牧畜生活での人と家畜の関わり―カム地方の牧畜から
私は博士課程在籍時、カム地方に位置する雲南省ディチン(迪慶)藏族自治州の放牧地で調査をおこなっていた。調査1年目の秋、50代女性のダワさんとその息子のガマ、ダワさんの甥っ子のジャッツェ少年の3人が住む宿営地の山小屋でお世話になっており、そこに1ヶ月にわたって住ませてもらいながら、ヤクの搾乳量を量ったり、宿営地の周辺植生などを調べていた。もちろん、住み込ませてもらっている以上は単なるお客さんという訳には行かず、ジャッツェのお手伝いとして、放牧に出したヤクの群れを集めて宿営地に連れ帰る作業にあたっていた。
ディチン州は、アムド地方と比較して山深く、傾斜の大きな山地を利用してヤクなどの放牧がおこなわれており、放牧地の内部には灌木林や針葉樹林も多くあった。放牧中のヤクに人が付くことはなく、日中のヤクは自由に動き回るため、バラバラになったヤクを夕方に集めて連れ帰る作業は大変な重労働であった。
夕方の4時くらいから、朝に放牧に出した方向を辿りながらジャッツェと歩いて行くのだが、彼はどのヤクがどこに居るかをおよそ理解しているらしく、見えないはずの茂みの向こうを指差しながら「あの辺りにスイピー(ヤクの呼称)とジーロ(ヤクの呼称)が居るはずだから連れてきて」と言われ、果たして行ってみると実際にスイピーとジーロが居るのが普通であった。調査当初は、ジャッツェがどのような視点からヤクの動きを把握しているのかまったく分からなかったが、放牧のお手伝いを繰り返しながら彼らと話していくうちに、その背景にはヤクに対する深い理解があることが分かってきた。
放牧中のヤクも闇雲に動き回るわけではなく、等高線に沿って平行に歩きながら採食をおこない、崖や森に行く手を遮られるとちょっと下りながら折り返し、つづら折れを繰り返しながらちょっとずつ下ってくるということであった。さらに、雨の日は群れがバラバラになりやすかったり、逆に晴れた日はあまり動かないことなどを踏まえて考えれば、およその場所は分かるとのことであった。また、個体ごとにも特徴があり、年を取った雌ヤクは動きが遅くてあまり移動しないこと、逆に若くて出産回数の少ない雌ヤクは宿営地からあまり離れないこと、ひとかたまりに見えるヤクの群れのなかにもいくつかのクラスターがあり、例えば母娘関係の個体同士は成畜になった後も一緒に行動することが多いこと(上述のスイピーとジーロは母娘)、そうかと思えば単独行動を好む個体や歩くのが速い個体がいることなどを彼らは教えてくれた。これらの知識を総動員しながらヤクを集める作業をおこなっているらしかった。

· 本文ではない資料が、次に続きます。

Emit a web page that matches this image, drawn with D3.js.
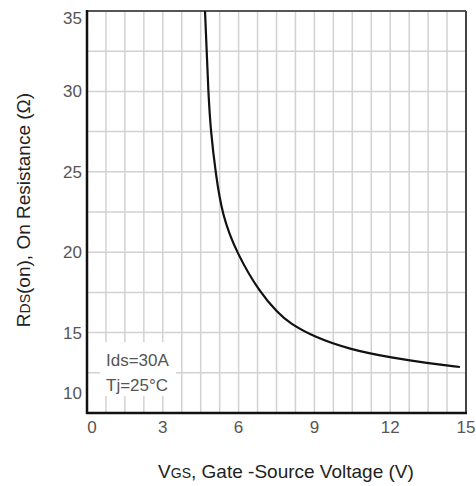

もちろん、自然の中で営まれる牧畜活動がそんなに単純な訳もなく、時には彼らの予想が外れ、居なくなったヤクをガマとジャッツェが夜遅くまで探すことも珍しくなかったが、彼らの作業を手伝うことを通して、日常的な群れ管理が家畜に対する深い理解に基づいていることの一端を垣間見ることができた。
アムド地方にも家畜を指し示す様々な語句があるが、そういった語句も、家畜への深い理解を示す表現形とも言えるだろう。現在、アムドの放牧地の周囲には鉄柵が張り巡らされており、家畜がいなくなったりすることも少なくなったと言う。鉄柵によって管理がやりやすくなった反面、彼らが培ってきた家畜への理解も徐々に失われていくのだろう。